2. Um conjunto de debates reunidos na obra “O que é o amor para ti?”, com organização de Sofia Costa Quintas, veio interpelar-me com temas à volta dos fundamentos do amor, da sua relação com a paixão, da instituição-casamento e das razões para o divórcio. Ultrapassar a fase da paixão e saber construir o amor na sua relação com o outro é um dos maiores desafios das nossas vidas. A paixão funciona quase sempre como um isco para a relação amorosa e como um desejo de fusão total mas esta fase tem que se esgotar para que alguma estabilidade impere. Muitas vezes nesta fase de paixão é mesmo uma relação de narcisismo puro o que encontramos, convertido o outro num espelho do que nós desejamos. A família é um novo espaço de convivialidade que surge, onde se avalia continuamente cada um dos intervenientes quando o amor e o sexo têm que conviver com a economia e a organização do núcleo familiar. Aceitar que esse é um espaço de aprendizagem e que nunca teremos o curso feito é uma das regras de base que muitos só aceitam da boca para fora. Mas a ideia de que, falhando, podemos partir para outra aventura, começou a entrar nos nossos quadros mentais. O que não evita que na maioria das vezes soe ainda a falhanço esta opção de separação. E em muitos casos o adiamento do divórcio deve-se apenas a este medo de mostrar à sociedade (ao registo civil primeiro e aos outros na fase a seguir) que supostamente somos perdedores neste jogo.

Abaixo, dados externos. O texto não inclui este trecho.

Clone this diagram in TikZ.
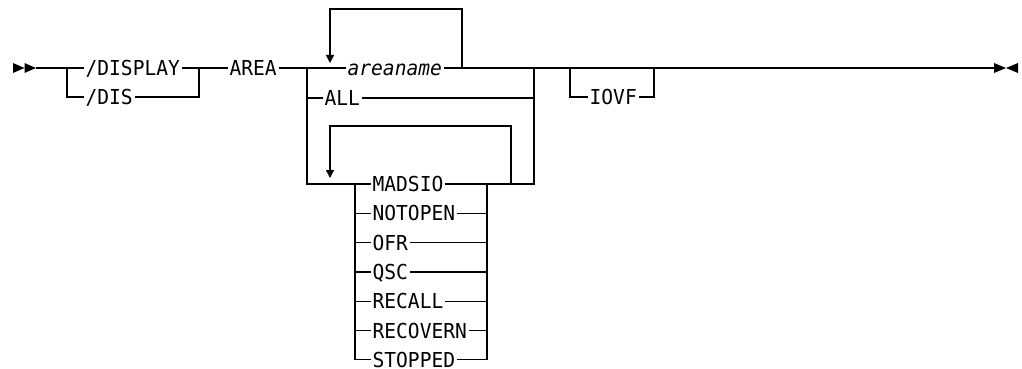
\documentclass[tikz,border=0pt]{standalone}
\usepackage{fontspec}
\setmonofont{DejaVu Sans Mono}[FakeStretch=0.95]
\usetikzlibrary{arrows.meta}

\begin{document}
\begin{tikzpicture}[x=1pt,y=-1pt,line width=1.3pt,
  kw/.style={font=\ttfamily\fontsize{20.6}{24}\selectfont,inner xsep=1.5pt,inner ysep=0pt,text height=15pt,text depth=0pt,anchor=west},
  back/.style={-{Triangle[width=8pt,length=8pt]}}]
\useasboundingbox (0,0) rectangle (1022,369);
\fill (13,63) -- (24.5,68) -- (13,73) -- cycle;
\fill (24.5,63) -- (36,68) -- (24.5,73) -- cycle;
\fill (994,63) -- (1006,68) -- (994,73) -- cycle;
\fill (1018,63) -- (1006,68) -- (1018,73) -- cycle;
\coordinate (start) at (36,68);
\coordinate (finish) at (994,68);
\coordinate (b1) at (67,68);
\coordinate (b2) at (199,68);
\coordinate (b3) at (307,68);
\coordinate (b4) at (534,68);
\coordinate (b5) at (570,68);
\coordinate (b6) at (654,68);
\coordinate (c1) at (355,184);
\coordinate (c2) at (487,184);
\coordinate (rep1) at (462,68);
\coordinate (tip1) at (330,63);
\coordinate (rep2) at (511,184);
\coordinate (tip2) at (330,178);
\node[kw] (display) at (83.5,68) {/DISPLAY};
\node[kw] (dis) at (83.5,97) {/DIS};
\node[kw] (area) at (227.5,68) {AREA};
\node[kw] (areaname) at (345.5,68) {\itshape areaname};
\node[kw] (all) at (322.5,98) {ALL};
\node[kw] (madsio) at (370.5,184) {MADSIO};
\node[kw] (notopen) at (370.5,213.3) {NOTOPEN};
\node[kw] (ofr) at (370.5,242.6) {OFR};
\node[kw] (qsc) at (370.5,271.9) {QSC};
\node[kw] (recall) at (370.5,301.2) {RECALL};
\node[kw] (recovern) at (370.5,330.5) {RECOVERN};
\node[kw] (stopped) at (370.5,359.8) {STOPPED};
\node[kw] (iovf) at (587.5,97) {IOVF};
\draw (start) -- (display.west);
\draw (display.east) -- (area.west);
\draw (b1) |- (dis.west);
\draw (dis.east) -| (b2);
\draw (area.east) -- (areaname.west);
\draw (areaname.east) -- (finish);
\draw (b3) |- (all.west);
\draw (all.east) -| (b4);
\draw (b3) |- (madsio.west);
\draw (madsio.east) -| (b4);
\draw (c1) |- (notopen.west);
\draw (c1) |- (ofr.west);
\draw (c1) |- (qsc.west);
\draw (c1) |- (recall.west);
\draw (c1) |- (recovern.west);
\draw (c1) |- (stopped.west);
\draw (notopen.east) -| (c2);
\draw (ofr.east) -| (c2);
\draw (qsc.east) -| (c2);
\draw (recall.east) -| (c2);
\draw (recovern.east) -| (c2);
\draw (stopped.east) -| (c2);
\draw[back] (rep1) -- ++(0,-59) -| (tip1);
\draw[back] (rep2) -- ++(0,-58) -| (tip2);
\draw (b5) |- (iovf.west);
\draw (iovf.east) -| (b6);
\end{tikzpicture}
\end{document}
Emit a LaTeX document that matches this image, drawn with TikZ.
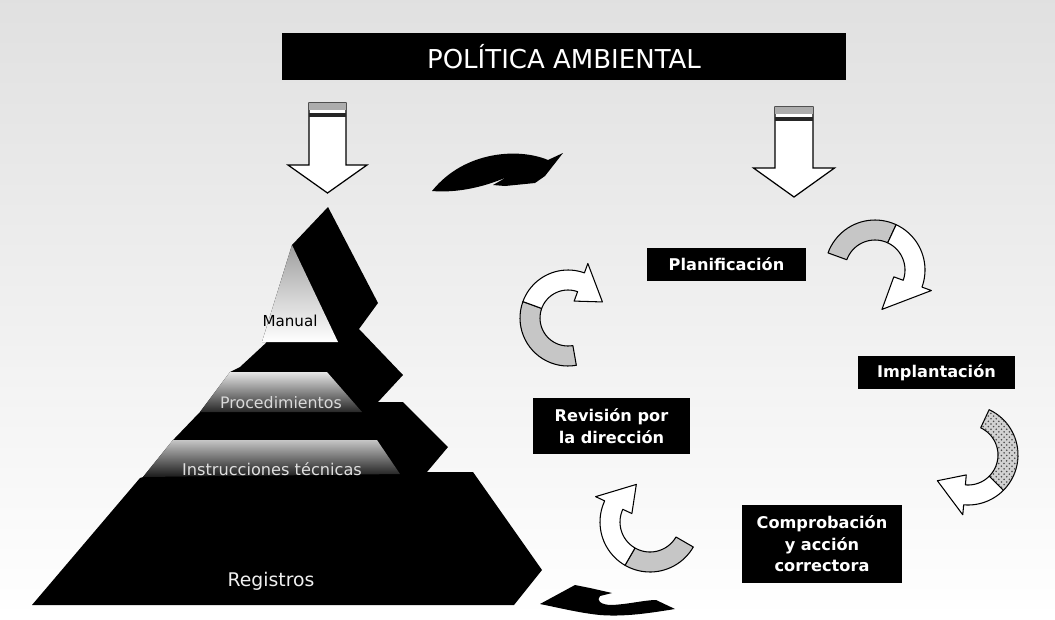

3. Uma das ideias mais interessantes que estes debates à volta do amor e das relações apresentam tem a ver com a ideia de solidão, a solidão construída e não a da angústia de estar só. E assim uma das conversas traz-nos a defesa de que o casamento não pode esmagar a nossa individualidade, que não pode ficar acantonada num desvão da instituição familiar e que deve ser reconhecida pelo outro. A construção do indivíduo, num século que continua a valorizar o nosso desenvolvimento pessoal como um dos sentidos da nossa vida, não pode ficar destruída pela omnipresença dos deveres familiares ou por uma certa conceção deles. Querer transformar o outro à nossa imagem nunca será bom conselheiro. O espaço de solidão será assim o espaço de uma unidade espiritual que nenhuma ligação ao outro deve poder destruir. Mas há também o lado inverso. Um casamento ou uma relação não sobrevive com qualidade mínima se não houver um mínimo de rituais comuns, de ordem afetiva, sexual e social. Alguns destes rituais têm de fazer ligação com o exterior e implicar compromissos no verdadeiro sentido da palavra: receber mas também dar, conviver a dois e com terceiros e ainda aceitar que o outro tem o seu espaço vital, uma solidão que tem direito a construir.